--- begin ---
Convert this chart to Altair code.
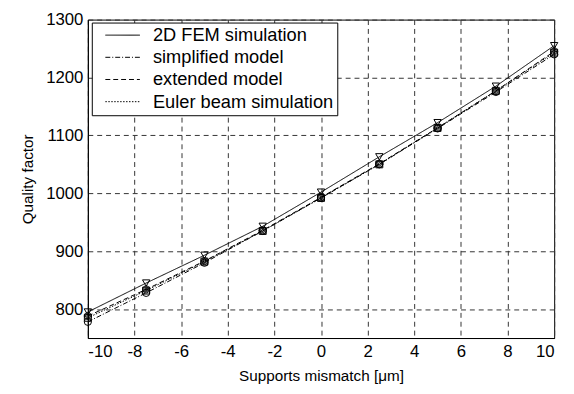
import altair as alt
import pandas as pd

x_vals = [-10, -7.5, -5, -2.5, 0, 2.5, 5, 7.5, 10]
fem = [795, 845, 893, 943, 1002, 1063, 1122, 1185, 1255]
simplified = [778, 828, 880, 935, 992, 1050, 1112, 1175, 1240]
extended = [788, 834, 883, 936, 993, 1051, 1113, 1177, 1245]
euler = [785, 832, 882, 935, 992, 1050, 1113, 1177, 1243]

series_names = ["2D FEM simulation", "simplified model", "extended model", "Euler beam simulation"]
series_vals = [fem, simplified, extended, euler]
marker_keys = [n + " " for n in series_names]

rows = []
for name, key, vals in zip(series_names, marker_keys, series_vals):
    for xv, yv in zip(x_vals, vals):
        rows.append({"x": xv, "q": yv, "series": name, "series2": key})
df = pd.DataFrame(rows)

FONT = "Liberation Sans"
LFS = 18.5

# solid-looking dot made of concentric rings (stroked only)
DOT = ("M-1,0A1,1,0,1,0,1,0A1,1,0,1,0,-1,0Z"
       "M-0.66,0A0.66,0.66,0,1,0,0.66,0A0.66,0.66,0,1,0,-0.66,0Z"
       "M-0.33,0A0.33,0.33,0,1,0,0.33,0A0.33,0.33,0,1,0,-0.33,0Z")

xenc = alt.X("x:Q", scale=alt.Scale(domain=[-10, 10], nice=False),
             axis=alt.Axis(values=[-10, -8, -6, -4, -2, 0, 2, 4, 6, 8, 10],
                           labelExpr="datum.value + ''",
                           title="Supports mismatch [\u03bcm]"))
yenc = alt.Y("q:Q", scale=alt.Scale(domain=[750, 1300], nice=False, zero=False),
             axis=alt.Axis(values=[800, 900, 1000, 1100, 1200, 1300],
                           labelExpr="datum.value + ''",
                           title="Quality factor"))

line_legend = alt.Legend(
    title=None, orient="none", legendX=4, legendY=3, padding=3.5,
    symbolType="M-3.5,0H3.5", symbolSize=100, symbolStrokeColor="black",
    symbolStrokeWidth=1, symbolOffset=18.5, labelOffset=21.5, labelLimit=400,
    labelFontSize=LFS, labelFont=FONT, labelColor="black", rowPadding=3.5,
    fillColor="white", strokeColor="black", zindex=1,
)

lines = alt.Chart(df).mark_line(color="black", strokeWidth=1).encode(
    x=xenc, y=yenc,
    strokeDash=alt.StrokeDash(
        "series:N",
        scale=alt.Scale(domain=series_names,
                        range=[[1, 0], [5, 2, 1, 2], [5, 3], [1.5, 1.5]]),
        legend=line_legend,
    ),
)

marker_legend = alt.Legend(
    title=None, orient="none", legendX=4, legendY=3, padding=3.5,
    symbolSize=45, symbolStrokeWidth=1, symbolStrokeColor="black",
    symbolFillColor="white", labelLimit=400,
    symbolOffset=20, labelOffset=26, labelFontSize=LFS, labelFont=FONT,
    labelOpacity=0, rowPadding=3.5, zindex=2,
)

points = alt.Chart(df).mark_point(color="black", strokeWidth=1, opacity=1).encode(
    x=xenc, y=yenc,
    shape=alt.Shape(
        "series2:N",
        scale=alt.Scale(domain=marker_keys,
                        range=["triangle-down", "circle", DOT, "square"]),
        legend=marker_legend,
    ),
    size=alt.Size(
        "series2:N",
        scale=alt.Scale(domain=marker_keys, range=[55, 50, 22, 35]),
        legend=None,
    ),
)

chart = alt.layer(lines, points).properties(
    width=473, height=323,
    autosize=alt.AutoSizeParams(type="none"),
    padding={"left": 81, "top": 9, "right": 12, "bottom": 54},
).configure_view(
    stroke="black", strokeWidth=1
).configure_axis(
    grid=True, gridColor="#333333", gridDash=[5, 4], gridWidth=1, gridOpacity=1,
    domainColor="black", domainWidth=1, ticks=False,
    labelFont=FONT, labelFontSize=17, labelColor="black",
    titleFont=FONT, titleFontSize=15.5, titleColor="black", titleFontWeight="normal",
).configure_axisX(
    labelPadding=6, titlePadding=9,
).configure_axisY(
    labelPadding=5, titlePadding=10,
)

chart.save("out.html", embed_options={"renderer": "svg", "actions": False})
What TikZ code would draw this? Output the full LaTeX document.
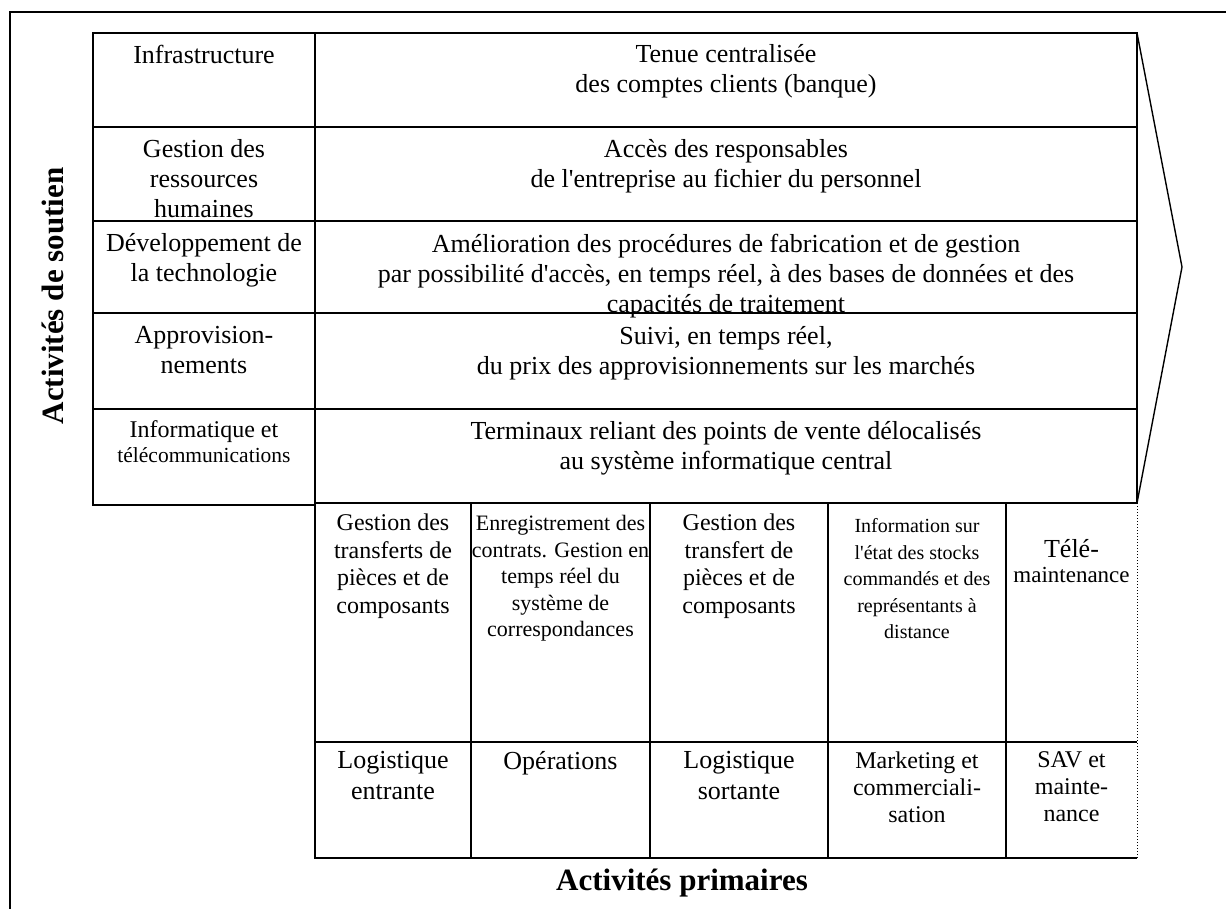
--- end ---
## What is being asked
Restate word for word only the lines from where the entries begin through the one with "euler = [785, 832, 882, 935, 992, 1050, 1113, 1177, 1243]"; omit the pictures.

## Full response
Convert this chart to Altair code.
import altair as alt
import pandas as pd

x_vals = [-10, -7.5, -5, -2.5, 0, 2.5, 5, 7.5, 10]
fem = [795, 845, 893, 943, 1002, 1063, 1122, 1185, 1255]
simplified = [778, 828, 880, 935, 992, 1050, 1112, 1175, 1240]
extended = [788, 834, 883, 936, 993, 1051, 1113, 1177, 1245]
euler = [785, 832, 882, 935, 992, 1050, 1113, 1177, 1243]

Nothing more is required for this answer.